Below is a listing to write out in full, exactly as given, without its pictures.

══════════════════════════════

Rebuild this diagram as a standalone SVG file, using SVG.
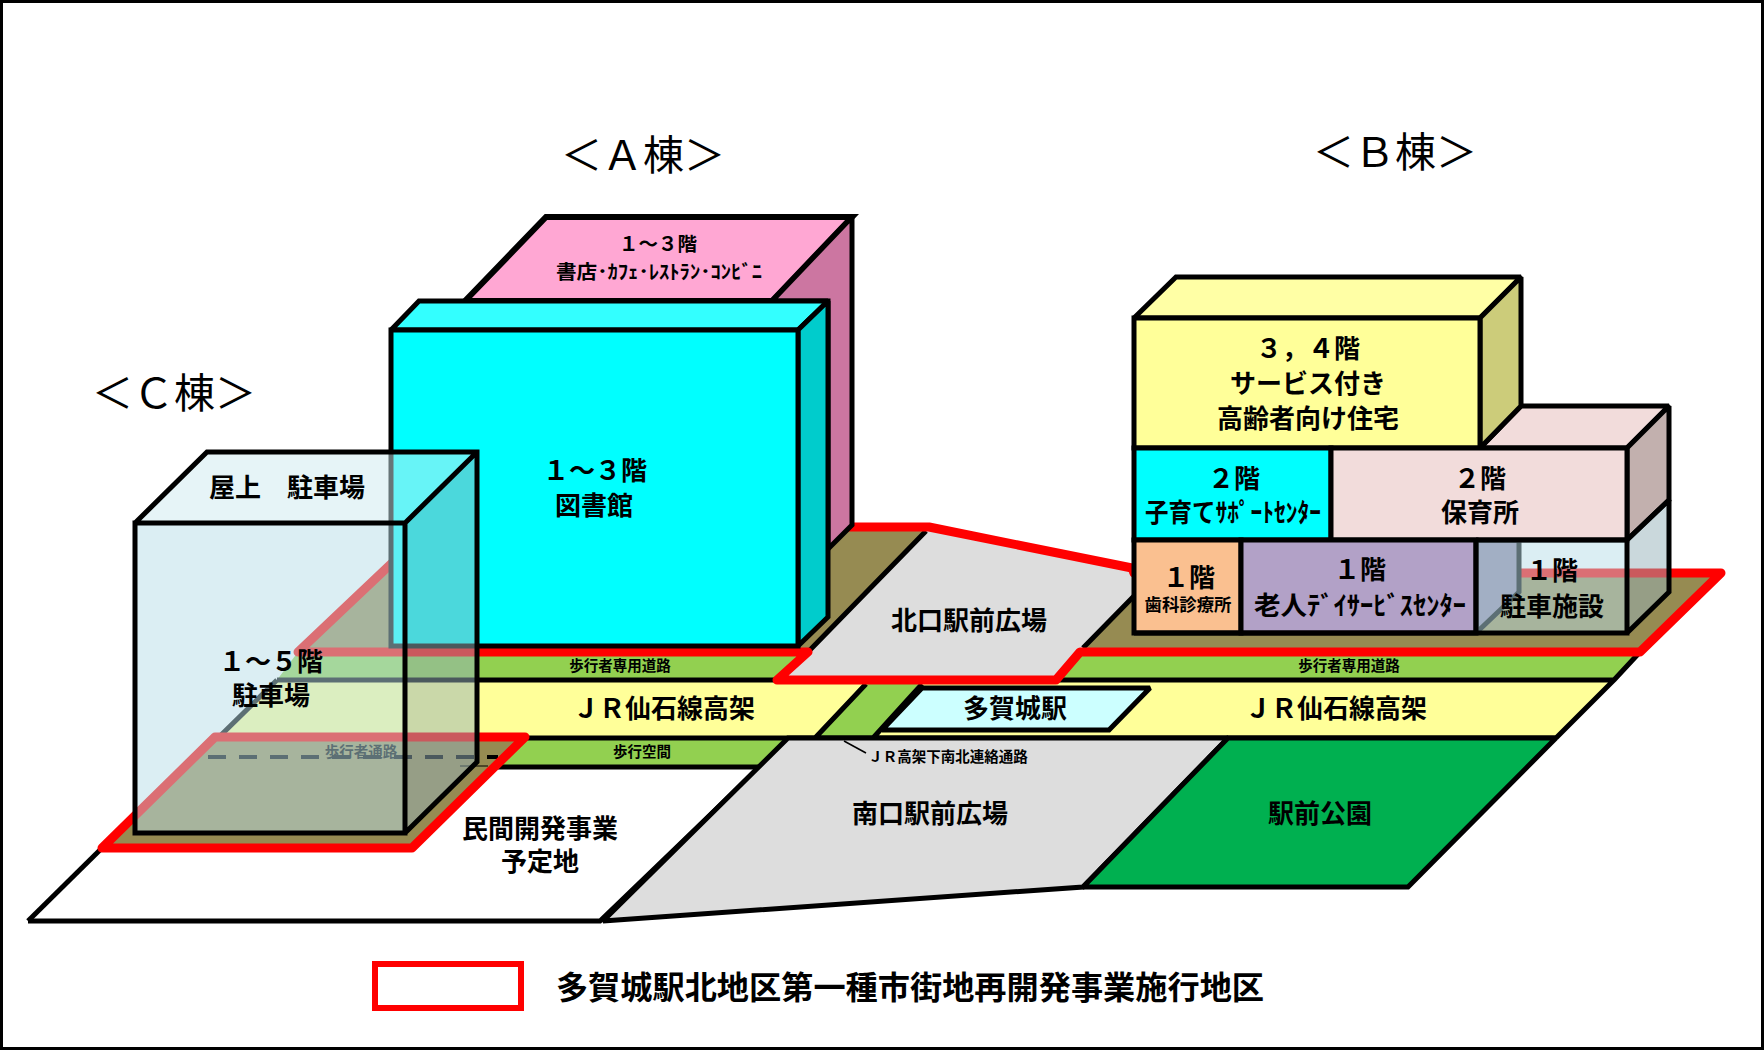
<svg xmlns="http://www.w3.org/2000/svg" width="1764" height="1050" viewBox="0 0 1764 1050">
<style>
.k{stroke:#000;stroke-width:5;stroke-linejoin:miter;stroke-miterlimit:1.5;fill:none}
.s{stroke:#000;stroke-width:5;stroke-linejoin:miter;stroke-miterlimit:1.5}
.r{stroke:#f00;stroke-width:9;stroke-linejoin:round;fill:none}
text{font-family:"Noto Sans CJK JP","Noto Sans",sans-serif;text-anchor:middle;dominant-baseline:central;fill:#000;font-weight:700}
.t40{font-size:41px;font-weight:400}
.t26{font-size:26px}
.t20{font-size:19.5px}
.t14{font-size:14.5px}
</style>
<rect x="1.5" y="1.5" width="1761" height="1047" fill="#fff" stroke="#000" stroke-width="3"/>

<g id="ground-bands">
<path class="s" d="M28 921H600L762 765" fill="#fff"/>
<path class="k" d="M28 921L102 848"/>
<path d="M298 652H808L777 680H277Z" fill="#92d050"/>
<path d="M277 680H866L815 738H218Z" fill="#ffff99"/>
<path d="M866 680H922L873 738H815Z" fill="#92d050"/>
<path d="M922 680H1614L1556 738H873Z" fill="#ffff99"/>
<path d="M1080 652H1640L1614 680H1056Z" fill="#92d050"/>
<path d="M470 738H788L759 767H470Z" fill="#92d050"/>
<path class="k" d="M277 680H790M1056 680H1614L1556 738M277 680L218 738H1556M866 684L815 738M922 684L873 738M1640 652L1614 680M498 767H759"/>
</g>

<g id="south-plaza"><path class="s" d="M788 738H1228L1083 887L603 921Z" fill="#dddddd"/></g>
<g id="park"><path class="s" d="M1228 738H1556L1408 887H1083Z" fill="#00b050"/></g>
<g id="station"><path class="s" d="M922 688H1150L1109 730H882Z" fill="#ccffff"/></g>

<g id="site-north">
<path d="M430 527H929L1132 568L1134 573H1721L1640 652H1080L1056 680H777L808 652H298Z" fill="#968b52"/>
<path d="M926 529L1134 568V596L1056 680H780Z" fill="#dddddd"/>
<path class="k" d="M926 531L808 652M1083 648L1134 596"/>
<path class="r" d="M430 527H929L1132 568L1134 573H1721L1640 652H1080L1056 680H777L808 652H298Z"/>
</g>
<g id="site-c">
<path d="M102 848H412L525 737H215Z" fill="#968b52"/>
<path d="M208 757H498" fill="none" stroke="#000" stroke-width="4" stroke-dasharray="18 13"/>
<path d="M460 766H488" stroke="#000" stroke-width="1"/>
<text class="t14" x="361" y="750">歩行者通路</text>
<path class="r" d="M102 848H412L525 737H215Z"/>
</g>

<g id="building-a">
<path d="M546 217H852L772 301H465Z" fill="#ffa7d3" stroke="#000" stroke-width="6"/>
<path class="s" d="M772 301L852 217V525L828 549V301Z" fill="#cc76a1"/>
<path class="s" d="M391 330L419 301H828L798 330Z" fill="#33ffff"/>
<path class="s" d="M798 330L828 301V617L798 646Z" fill="#00cccc"/>
<rect class="s" x="391" y="330" width="407" height="316" fill="#00ffff"/>
<text class="t20" x="658" y="242">１～３階</text>
<text class="t20" x="659" y="270" textLength="206" lengthAdjust="spacingAndGlyphs">書店･ｶﾌｪ･ﾚｽﾄﾗﾝ･ｺﾝﾋﾞﾆ</text>
<text class="t26" x="595" y="468">１～３階</text>
<text class="t26" x="594" y="503">図書館</text>
</g>

<g id="building-b">
<path class="s" d="M1476 540H1519V592L1476 633Z" fill="#8c80a0"/>
<path class="s" d="M1480 448L1521 406H1669L1627 448Z" fill="#f2dcdb"/>
<path class="s" d="M1627 448L1669 406V500L1627 540Z" fill="#c2b0ae"/>
<path class="s" d="M1134 318L1176 277H1521L1480 318Z" fill="#ffffa5"/>
<path class="s" d="M1480 318L1521 277V406L1480 448Z" fill="#cccc7a"/>
<rect class="s" x="1134" y="318" width="346" height="130" fill="#ffff99"/>
<rect class="s" x="1134" y="448" width="197" height="92" fill="#00ffff"/>
<rect class="s" x="1331" y="448" width="296" height="92" fill="#f2dcdb"/>
<rect class="s" x="1134" y="540" width="107" height="93" fill="#fac090"/>
<rect class="s" x="1241" y="540" width="235" height="93" fill="#b2a1c7"/>
<path d="M1476 540H1627V633H1476Z" fill="#b7dde8" fill-opacity=".5"/>
<path d="M1627 540L1669 500V592L1627 633Z" fill="#96b1b9" fill-opacity=".5"/>
<path class="k" d="M1476 540H1627V633H1134M1627 540L1669 500V592L1627 633M1476 540V633"/>
<text class="t26" x="1308" y="346">３，４階</text>
<text class="t26" x="1308" y="381">サービス付き</text>
<text class="t26" x="1308" y="416">高齢者向け住宅</text>
<text class="t26" x="1234" y="476">２階</text>
<text class="t26" x="1233" y="510" textLength="176" lengthAdjust="spacingAndGlyphs">子育てｻﾎﾟｰﾄｾﾝﾀｰ</text>
<text class="t26" x="1480" y="476">２階</text>
<text class="t26" x="1480" y="510">保育所</text>
<text class="t26" x="1189" y="575">１階</text>
<text x="1188" y="603" font-size="17.4">歯科診療所</text>
<text class="t26" x="1360" y="567">１階</text>
<text class="t26" x="1360" y="603" textLength="212" lengthAdjust="spacingAndGlyphs">老人ﾃﾞｲｻｰﾋﾞｽｾﾝﾀｰ</text>
<text class="t26" x="1552" y="568">１階</text>
<text class="t26" x="1552" y="604">駐車施設</text>
</g>

<g id="building-c">
<path d="M135 523L207 452H477L405 523Z" fill="#cee9f0" fill-opacity=".5"/>
<path d="M405 523L477 452V762L405 833Z" fill="#96b1b9" fill-opacity=".5"/>
<rect x="135" y="523" width="270" height="310" fill="#b7dde8" fill-opacity=".5"/>
<path class="k" d="M135 523L207 452H477V762L405 833M405 523L477 452M135 523H405V833H135Z"/>
<text class="t26" x="287" y="485">屋上　駐車場</text>
<text class="t26" x="271" y="659">１～５階</text>
<text class="t26" x="271" y="693">駐車場</text>
</g>

<g id="connectors"><path d="M844 741L866 753" stroke="#000" stroke-width="1.5" fill="none"/></g>

<g id="labels">
<text class="t40" x="643" y="152">＜Ａ棟＞</text>
<text class="t40" x="1395" y="149">＜Ｂ棟＞</text>
<text class="t40" x="174" y="390">＜Ｃ棟＞</text>
<text class="t26" x="969" y="618">北口駅前広場</text>
<text class="t26" x="930" y="811">南口駅前広場</text>
<text class="t26" x="1015" y="706">多賀城駅</text>
<text class="t26" x="664" y="706">ＪＲ仙石線高架</text>
<text class="t26" x="1336" y="706">ＪＲ仙石線高架</text>
<text class="t14" x="620" y="664">歩行者専用道路</text>
<text class="t14" x="1349" y="664">歩行者専用道路</text>
<text class="t14" x="642" y="750">歩行空間</text>
<text class="t14" x="948" y="755">ＪＲ高架下南北連絡通路</text>
<text class="t26" x="540" y="826">民間開発事業</text>
<text class="t26" x="540" y="859">予定地</text>
<text class="t26" x="1320" y="811">駅前公園</text>
</g>

<g id="legend">
<rect x="375" y="964" width="146" height="44" fill="#fff" stroke="#f00" stroke-width="6"/>
<text x="910" y="985" font-size="32.2">多賀城駅北地区第一種市街地再開発事業施行地区</text>
</g>
</svg>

══════════════════════════════

** Solution for this task **
Rebuild this diagram as a standalone SVG file, using SVG.
<svg xmlns="http://www.w3.org/2000/svg" width="1764" height="1050" viewBox="0 0 1764 1050">
<style>
.k{stroke:#000;stroke-width:5;stroke-linejoin:miter;stroke-miterlimit:1.5;fill:none}
.s{stroke:#000;stroke-width:5;stroke-linejoin:miter;stroke-miterlimit:1.5}
.r{stroke:#f00;stroke-width:9;stroke-linejoin:round;fill:none}
text{font-family:"Noto Sans CJK JP","Noto Sans",sans-serif;text-anchor:middle;dominant-baseline:central;fill:#000;font-weight:700}
.t40{font-size:41px;font-weight:400}
.t26{font-size:26px}
.t20{font-size:19.5px}
.t14{font-size:14.5px}
</style>
<rect x="1.5" y="1.5" width="1761" height="1047" fill="#fff" stroke="#000" stroke-width="3"/>

<g id="ground-bands">
<path class="s" d="M28 921H600L762 765" fill="#fff"/>
<path class="k" d="M28 921L102 848"/>
<path d="M298 652H808L777 680H277Z" fill="#92d050"/>
<path d="M277 680H866L815 738H218Z" fill="#ffff99"/>
<path d="M866 680H922L873 738H815Z" fill="#92d050"/>
<path d="M922 680H1614L1556 738H873Z" fill="#ffff99"/>
<path d="M1080 652H1640L1614 680H1056Z" fill="#92d050"/>
<path d="M470 738H788L759 767H470Z" fill="#92d050"/>
<path class="k" d="M277 680H790M1056 680H1614L1556 738M277 680L218 738H1556M866 684L815 738M922 684L873 738M1640 652L1614 680M498 767H759"/>
</g>

<g id="south-plaza"><path class="s" d="M788 738H1228L1083 887L603 921Z" fill="#dddddd"/></g>
<g id="park"><path class="s" d="M1228 738H1556L1408 887H1083Z" fill="#00b050"/></g>
<g id="station"><path class="s" d="M922 688H1150L1109 730H882Z" fill="#ccffff"/></g>

<g id="site-north">
<path d="M430 527H929L1132 568L1134 573H1721L1640 652H1080L1056 680H777L808 652H298Z" fill="#968b52"/>
<path d="M926 529L1134 568V596L1056 680H780Z" fill="#dddddd"/>
<path class="k" d="M926 531L808 652M1083 648L1134 596"/>
<path class="r" d="M430 527H929L1132 568L1134 573H1721L1640 652H1080L1056 680H777L808 652H298Z"/>
</g>
<g id="site-c">
<path d="M102 848H412L525 737H215Z" fill="#968b52"/>
<path d="M208 757H498" fill="none" stroke="#000" stroke-width="4" stroke-dasharray="18 13"/>
<path d="M460 766H488" stroke="#000" stroke-width="1"/>
<text class="t14" x="361" y="750">歩行者通路</text>
<path class="r" d="M102 848H412L525 737H215Z"/>
</g>

<g id="building-a">
<path d="M546 217H852L772 301H465Z" fill="#ffa7d3" stroke="#000" stroke-width="6"/>
<path class="s" d="M772 301L852 217V525L828 549V301Z" fill="#cc76a1"/>
<path class="s" d="M391 330L419 301H828L798 330Z" fill="#33ffff"/>
<path class="s" d="M798 330L828 301V617L798 646Z" fill="#00cccc"/>
<rect class="s" x="391" y="330" width="407" height="316" fill="#00ffff"/>
<text class="t20" x="658" y="242">１～３階</text>
<text class="t20" x="659" y="270" textLength="206" lengthAdjust="spacingAndGlyphs">書店･ｶﾌｪ･ﾚｽﾄﾗﾝ･ｺﾝﾋﾞﾆ</text>
<text class="t26" x="595" y="468">１～３階</text>
<text class="t26" x="594" y="503">図書館</text>
</g>

<g id="building-b">
<path class="s" d="M1476 540H1519V592L1476 633Z" fill="#8c80a0"/>
<path class="s" d="M1480 448L1521 406H1669L1627 448Z" fill="#f2dcdb"/>
<path class="s" d="M1627 448L1669 406V500L1627 540Z" fill="#c2b0ae"/>
<path class="s" d="M1134 318L1176 277H1521L1480 318Z" fill="#ffffa5"/>
<path class="s" d="M1480 318L1521 277V406L1480 448Z" fill="#cccc7a"/>
<rect class="s" x="1134" y="318" width="346" height="130" fill="#ffff99"/>
<rect class="s" x="1134" y="448" width="197" height="92" fill="#00ffff"/>
<rect class="s" x="1331" y="448" width="296" height="92" fill="#f2dcdb"/>
<rect class="s" x="1134" y="540" width="107" height="93" fill="#fac090"/>
<rect class="s" x="1241" y="540" width="235" height="93" fill="#b2a1c7"/>
<path d="M1476 540H1627V633H1476Z" fill="#b7dde8" fill-opacity=".5"/>
<path d="M1627 540L1669 500V592L1627 633Z" fill="#96b1b9" fill-opacity=".5"/>
<path class="k" d="M1476 540H1627V633H1134M1627 540L1669 500V592L1627 633M1476 540V633"/>
<text class="t26" x="1308" y="346">３，４階</text>
<text class="t26" x="1308" y="381">サービス付き</text>
<text class="t26" x="1308" y="416">高齢者向け住宅</text>
<text class="t26" x="1234" y="476">２階</text>
<text class="t26" x="1233" y="510" textLength="176" lengthAdjust="spacingAndGlyphs">子育てｻﾎﾟｰﾄｾﾝﾀｰ</text>
<text class="t26" x="1480" y="476">２階</text>
<text class="t26" x="1480" y="510">保育所</text>
<text class="t26" x="1189" y="575">１階</text>
<text x="1188" y="603" font-size="17.4">歯科診療所</text>
<text class="t26" x="1360" y="567">１階</text>
<text class="t26" x="1360" y="603" textLength="212" lengthAdjust="spacingAndGlyphs">老人ﾃﾞｲｻｰﾋﾞｽｾﾝﾀｰ</text>
<text class="t26" x="1552" y="568">１階</text>
<text class="t26" x="1552" y="604">駐車施設</text>
</g>

<g id="building-c">
<path d="M135 523L207 452H477L405 523Z" fill="#cee9f0" fill-opacity=".5"/>
<path d="M405 523L477 452V762L405 833Z" fill="#96b1b9" fill-opacity=".5"/>
<rect x="135" y="523" width="270" height="310" fill="#b7dde8" fill-opacity=".5"/>
<path class="k" d="M135 523L207 452H477V762L405 833M405 523L477 452M135 523H405V833H135Z"/>
<text class="t26" x="287" y="485">屋上　駐車場</text>
<text class="t26" x="271" y="659">１～５階</text>
<text class="t26" x="271" y="693">駐車場</text>
</g>

<g id="connectors"><path d="M844 741L866 753" stroke="#000" stroke-width="1.5" fill="none"/></g>

<g id="labels">
<text class="t40" x="643" y="152">＜Ａ棟＞</text>
<text class="t40" x="1395" y="149">＜Ｂ棟＞</text>
<text class="t40" x="174" y="390">＜Ｃ棟＞</text>
<text class="t26" x="969" y="618">北口駅前広場</text>
<text class="t26" x="930" y="811">南口駅前広場</text>
<text class="t26" x="1015" y="706">多賀城駅</text>
<text class="t26" x="664" y="706">ＪＲ仙石線高架</text>
<text class="t26" x="1336" y="706">ＪＲ仙石線高架</text>
<text class="t14" x="620" y="664">歩行者専用道路</text>
<text class="t14" x="1349" y="664">歩行者専用道路</text>
<text class="t14" x="642" y="750">歩行空間</text>
<text class="t14" x="948" y="755">ＪＲ高架下南北連絡通路</text>
<text class="t26" x="540" y="826">民間開発事業</text>
<text class="t26" x="540" y="859">予定地</text>
<text class="t26" x="1320" y="811">駅前公園</text>
</g>

<g id="legend">
<rect x="375" y="964" width="146" height="44" fill="#fff" stroke="#f00" stroke-width="6"/>
<text x="910" y="985" font-size="32.2">多賀城駅北地区第一種市街地再開発事業施行地区</text>
</g>
</svg>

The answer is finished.